As bad as we are, we don't deserve our media


The media we have now is better described as the "controversy industry". Instead of serving the public, it mainly serves their balance sheets and corporate interests depending which has the greater priority in the moment. With its power and financial clout it is extraordinarily successful in freezing out other ideas and non-approved discussions, and refuses to even air contradicting arguments inconvenient to their collective narratives. The censorship is censorship by omission in tandem with its own unified propaganda line.

This works alongside a general dumbing down of media whereby politics is entirely masturbatory - generating toxic controversy for the purposes of entertainment, often giving house-room to the likes of Katie Hopkins. The abandonment of reporting of parliamentary debates and committee work, instead focussing on the biff-bam politics of PMQ's, paints a wholly toxic narrative of how our politics works.

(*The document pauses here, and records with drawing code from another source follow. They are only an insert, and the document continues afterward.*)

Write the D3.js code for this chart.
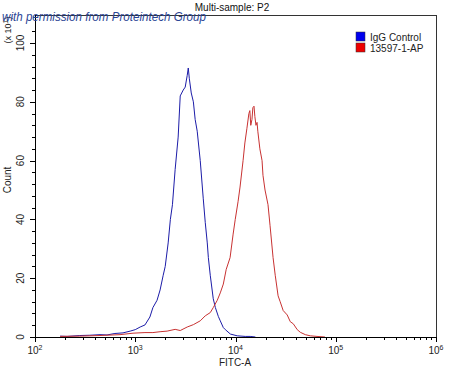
<!DOCTYPE html>
<html>
<head>
<meta charset="utf-8">
<script src="https://cdn.jsdelivr.net/npm/d3@7"></script>
<style>
  body { margin: 0; background: #fff; }
  svg text { font-family: "Liberation Sans", Arial, sans-serif; }
</style>
</head>
<body>
<div id="chart"></div>
<script>
'use strict';
// FITC-A value, count (in units of 10^1)
const iggFitc = [178, 209, 280, 352, 445, 523, 627, 755, 890, 1000, 1120, 1250, 1400, 1500, 1650, 1770, 1900, 1990, 2130, 2240, 2350, 2500, 2680, 2810, 3010, 3150, 3300, 3380, 3460, 3620, 3800, 3960, 4150, 4450, 4770, 4990, 5230, 5360, 5600, 6000, 6300, 6740, 7050, 7560, 7920, 8890, 10400, 12500, 14000, 15800];
const iggCount = [0.3, 0.2, 0.5, 0.6, 0.8, 0.7, 1.2, 1.4, 2.0, 2.5, 3.4, 4.1, 6.8, 10, 12.5, 16, 21, 24, 32, 40, 45, 57, 68, 82, 84, 85, 89, 91.5, 88, 83, 80, 74, 70, 60, 47, 39, 32, 27, 21, 13, 10, 7, 5.5, 3.2, 2.5, 1.0, 0.4, 0.2, 0.2, 0];
const apFitc = [178, 280, 445, 705, 950, 1250, 1500, 1770, 2080, 2500, 2810, 3300, 3800, 4450, 4990, 5600, 6000, 6580, 7050, 7560, 8080, 8830, 9470, 9940, 10600, 11100, 11900, 12400, 13000, 13600, 13900, 14200, 14600, 14900, 15300, 15600, 16000, 16400, 16700, 17500, 18400, 18800, 19700, 21100, 22100, 23700, 24900, 26600, 27900, 29900, 32800, 35200, 37700, 41300, 44300, 49700, 55700, 65000, 78000];
const apCount = [0.2, 0.3, 0.5, 0.8, 1.3, 1.5, 1.5, 1.8, 2.0, 2.6, 2.2, 3.4, 4.2, 5.5, 7.2, 8.3, 10, 12.5, 15, 18, 23, 27, 35, 40, 46, 51, 60, 66, 71, 76, 77, 72, 74, 78, 78.5, 75, 72, 73, 70, 64, 60, 55, 50, 45, 38, 27, 21, 14, 12, 9, 7.5, 5.2, 4.5, 2.5, 1.6, 0.8, 0.4, 0.2, 0];

const seriesNames = ["IgG Control", "13597-1-AP"];
const seriesColors = ["#1c1ca8", "#c83232"];
const xDecades = [2, 3, 4, 5, 6];
const yLabels = [0, 20, 40, 60, 80, 100];

let width = 450, height = 370;
let margin = { left: 35, right: 14, top: 15, bottom: 33 };

let svg = d3.select("#chart").append("svg")
  .attr("width", width)
  .attr("height", height);

let x = d3.scaleLog()
  .domain([1e2, 1e6])
  .range([margin.left, width - margin.right]);
let y = d3.scaleLinear()
  .domain([0, 100])
  .range([height - margin.bottom, 43]);

// frame
svg.append("rect")
  .attr("x", margin.left)
  .attr("y", margin.top)
  .attr("width", width - margin.right - margin.left)
  .attr("height", height - margin.bottom - margin.top)
  .attr("fill", "none")
  .attr("stroke", "#333")
  .attr("stroke-width", 1)
  .attr("shape-rendering", "crispEdges");

// curves
let line = d3.line()
  .x(function (d) { return x(d[0]); })
  .y(function (d) { return y(d[1]); });

function addCurve(fitc, count, color) {
  let pts = fitc.map(function (v, i) { return [v, count[i]]; });
  svg.append("path")
    .datum(pts)
    .attr("d", line)
    .attr("fill", "none")
    .attr("stroke", color)
    .attr("stroke-width", 1);
}
addCurve(iggFitc, iggCount, seriesColors[0]);
addCurve(apFitc, apCount, seriesColors[1]);

// x axis: decade ticks and minor ticks
let xTicks = [];
for (let i = 0; i < xDecades.length; ++i) {
  let base = Math.pow(10, xDecades[i]);
  xTicks.push({ v: base, major: true });
  if (i < xDecades.length - 1)
    for (let k = 2; k < 10; ++k) xTicks.push({ v: base * k, major: false });
}
let xAxis = svg.append("g")
  .attr("transform", "translate(0," + (height - margin.bottom) + ")");
xAxis.append("line")
  .attr("x1", margin.left).attr("x2", width - margin.right)
  .attr("stroke", "#000")
  .attr("shape-rendering", "crispEdges");
xAxis.selectAll(".xt")
  .data(xTicks)
  .enter().append("line")
  .attr("x1", function (d) { return Math.round(x(d.v)) + 0.5; })
  .attr("x2", function (d) { return Math.round(x(d.v)) + 0.5; })
  .attr("y1", 0)
  .attr("y2", function (d) { return d.major ? 5 : 3; })
  .attr("stroke", "#000");
let xLab = xAxis.selectAll(".xl")
  .data(xDecades)
  .enter().append("text")
  .attr("x", function (d) { return x(Math.pow(10, d)); })
  .attr("y", 17)
  .attr("text-anchor", "middle")
  .attr("font-size", 10)
  .attr("fill", "#222");
xLab.append("tspan").text("10");
xLab.append("tspan")
  .attr("dy", -4)
  .attr("font-size", 7)
  .text(function (d) { return d; });
svg.append("text")
  .attr("x", 235)
  .attr("y", 366)
  .attr("text-anchor", "middle")
  .attr("font-size", 10)
  .attr("fill", "#222")
  .text("FITC-A");

// y axis
let yAxis = svg.append("g")
  .attr("transform", "translate(" + margin.left + ",0)");
yAxis.append("line")
  .attr("y1", margin.top).attr("y2", height - margin.bottom)
  .attr("stroke", "#000")
  .attr("shape-rendering", "crispEdges");
let yTicks = d3.range(0, 105, 4);
yAxis.selectAll(".yt")
  .data(yTicks)
  .enter().append("line")
  .attr("x1", function (d) { return d % 20 === 0 ? -5 : -3; })
  .attr("x2", 0)
  .attr("y1", function (d) { return Math.round(y(d)) + 0.5; })
  .attr("y2", function (d) { return Math.round(y(d)) + 0.5; })
  .attr("stroke", "#000");
yAxis.selectAll(".yl")
  .data(yLabels)
  .enter().append("text")
  .attr("transform", function (d) { return "translate(-11," + y(d) + ") rotate(-90)"; })
  .attr("text-anchor", "middle")
  .attr("font-size", 10)
  .attr("fill", "#222")
  .text(function (d) { return d; });
svg.append("text")
  .attr("transform", "translate(11,180) rotate(-90)")
  .attr("text-anchor", "middle")
  .attr("font-size", 10)
  .attr("fill", "#222")
  .text("Count");
let mult = svg.append("text")
  .attr("transform", "translate(11,30) rotate(-90)")
  .attr("text-anchor", "middle")
  .attr("font-size", 9)
  .attr("fill", "#222");
mult.append("tspan").text("(x 10");
mult.append("tspan").attr("dy", -3).attr("font-size", 7).text("1");
mult.append("tspan").attr("dy", 3).text(")");

// title
svg.append("text")
  .attr("x", 232)
  .attr("y", 11)
  .attr("text-anchor", "middle")
  .attr("font-size", 10)
  .attr("fill", "#111")
  .text("Multi-sample: P2");

// legend
let legend = svg.append("g").attr("transform", "translate(356,32)");
seriesNames.forEach(function (name, i) {
  legend.append("rect")
    .attr("x", 0).attr("y", i * 11)
    .attr("width", 9).attr("height", 9)
    .attr("fill", i === 0 ? "#0000ee" : "#ee0000")
    .attr("stroke", "#333")
    .attr("stroke-width", 0.5);
  legend.append("text")
    .attr("x", 14).attr("y", i * 11 + 9)
    .attr("font-size", 10)
    .attr("fill", "#222")
    .text(name);
});

// watermark
svg.append("text")
  .attr("x", 2)
  .attr("y", 21)
  .attr("font-family", "'Liberation Serif', serif")
  .attr("font-style", "italic")
  .attr("font-size", 12)
  .attr("textLength", 204)
  .attr("lengthAdjust", "spacingAndGlyphs")
  .attr("fill", "#2a4595")
  .text("with permission from Proteintech Group");
</script>
</body>
</html>
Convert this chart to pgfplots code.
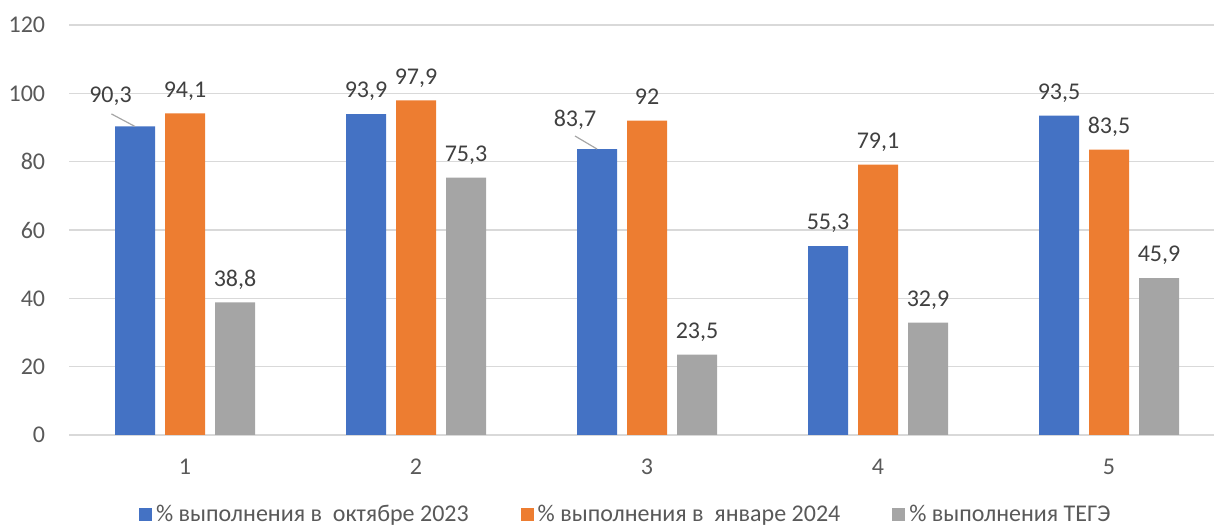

It is shallow, dishonest and damaging.

Because of it's crushing monopoly grip, any independent publisher simply can't break through the glass ceiling, except for those who join in and play by their rules spreading the same bullshit that the corporate monopoly media can then parasite off (see Guido Fawkes blog/Conservative Home). Then papers like the Telegraph move in with their own aunt sally blogoshere to kill off independent blogging. And it worked too.

The only people who get a look in are licensed dissenters with the same tribal loyalties - usually from their own inbred circle-jerk think tanks. Columns are awarded on the basis of celebrity status rather than expertise (and who your mates were at Oxford). Unless of course daddy can buy you a column instead of a pony. Few if any arrive there on merit alone, and the moment they leave "prestige" titles their profile drops to zero along with their influence.

The media is no longer functioning as it did traditionally having abandoned any public service duty, and what's worse is the public is simply not willing to look elsewhere for news or analysis, not least because half their news browsing is done at work where corporate internet filters freeze out alternative sources. It controls the debate, feeding in its toxic ideas, and the result is an increasingly ignorant public and a shallow, highly contained debate that actively works against the interests of the public. It's a toxic monopoly much like any other corporate strangled industry.

All the free speech dogma of yore failed to anticipate the heavily garden walled media industry, the shortening of attention spans and the wilful, deliberate manufacture of sleaze - with a desire to bring down governments not for any moral purpose, but because it can. And they're telling me this is an industry that doesn't need intervention.

If asked to choose which was more corrupt between our media and our political class, I would pick the media every single time. The notion that the narrow band of corporate entities with a stranglehold on debate represents a vibrant free media is risible. We would be better served if they were forcibly shut down. If there is any censorious idea killing influence in the public domain it is our media. In the age of the internet, we don't need their pundits or their crass reportage and nothing is served by them setting the agenda. They are parasitic and they are corrosive.